A number of Catholics will commit to more than Sunday Mass in the upcoming week.

On Dec. 12, the Catholic Church and many Hispanic Catholics will celebrate the feast day of Our Lady of Guadalupe. Many parishes with heavily Hispanic populations in the Archdiocese of Milwaukee will celebrate Our Lady both on her feast day and the night before.

At Our Lady of Guadalupe Parish in central Milwaukee, celebrations will start at 7:30 p.m. Dec. 11, with local musicians and dancers coming to sing to and dance for Mary. Then from, 11 p.m. to midnight, the church, along with a mariachi band, will sing “Las Mañanitas,” a traditional Mexican birthday song usually sung early in the morning to awaken the birthday person. It is a Mexican tradition to sing the song to Mary the night before the feast day of Our Lady of Guadalupe. The parish will then have midnight Mass, followed by treats of sweet bread and churros.

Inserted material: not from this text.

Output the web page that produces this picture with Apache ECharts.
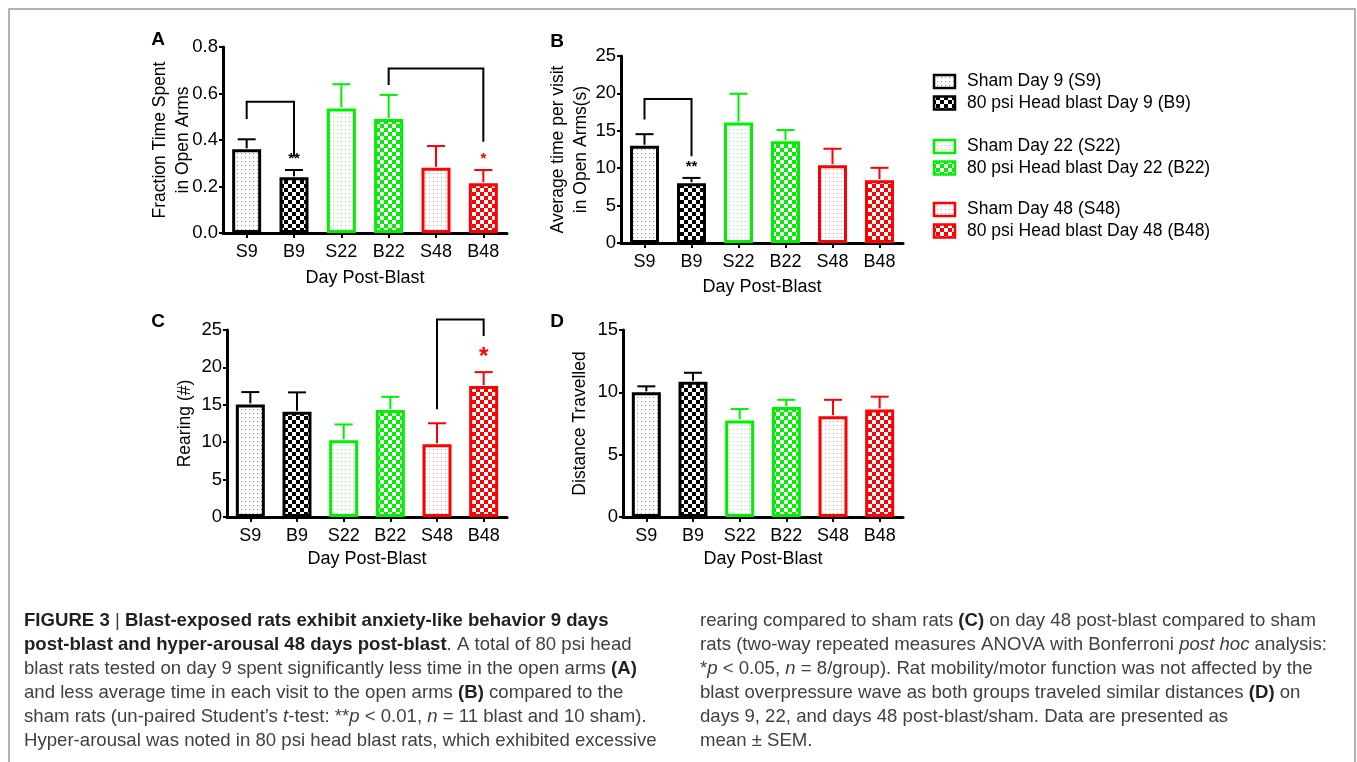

Ernesto Ramirez, a trustee of Our Lady of Guadalupe and St. Patrick Parishes, who organizes the event, said they have been having some kind of feast day celebration at the parish for 20 years now.

“Every year we fill up the Church,” he said. “Hispanic Catholics from around the archdiocese come to our parish for the day.”

St. Patrick Parish in Racine will start its celebration at midnight, singing “Las Mañanitas” with a mariachi band until 3 a.m. The rosary will be prayed periodically. At 6 a.m., there will be a Mass and afterwards, the Church is open for the general public to lay flowers or offer gifts at a special altar dedicated to Our Lady of Guadalupe. At 6:30 p.m. Dec. 12, Bishop Schuerman will celebrate Mass at St. Patrick, which will feature youth dancers from the parish. The dancers will also offer a few dances to Our Lady following Mass.

“Our Lady of Guadalupe is the patriarch of Mexico,” said Eloy Contreras, the organizer of the event at St. Patrick Parish. “The feast day holds major significance in the Mexican culture, with Juan Diego, the apparitions of Our Lady and the signs from the apparitions.”

The apparition of Our Lady of Guadalupe dates back to 1531. On Dec. 9 of that year, an Aztec farmer or peasant, Juan Diego, was on his was to Mass when he heard beautiful music and saw a vision of a maiden. The maiden identified herself as the Virgin Mary, and asked Jan Diego to build a church in her honor on the hill of Tepeyac, where she appeared to him.

Juan Diego went to the archbishop of Mexico City, who was skeptical. Our Lady appeared to Juan Diego again, who requested that he be persistent and go to the bishop once more. The bishop requested he see a sign of the apparition. In her next appearance, Our Lady told Juan Diego to climb to the top of Tepeyac Hill, where there will be flowers. Although it was the middle of December, Jan Diego found Castillan roses, flowers not native to Mexico, on the top of the hill.

He went back to the archbishop and, as he took off his tilma, or cloak, the roses dropped to the floor, and on the fabric, there was an image of Our Lady of Guadalupe.

The Basilica of Our Lady of Guadalupe, built in the 16th century, at Tepeyac Hill in Mexico City, is Christianity’s most visited pilgrimage site.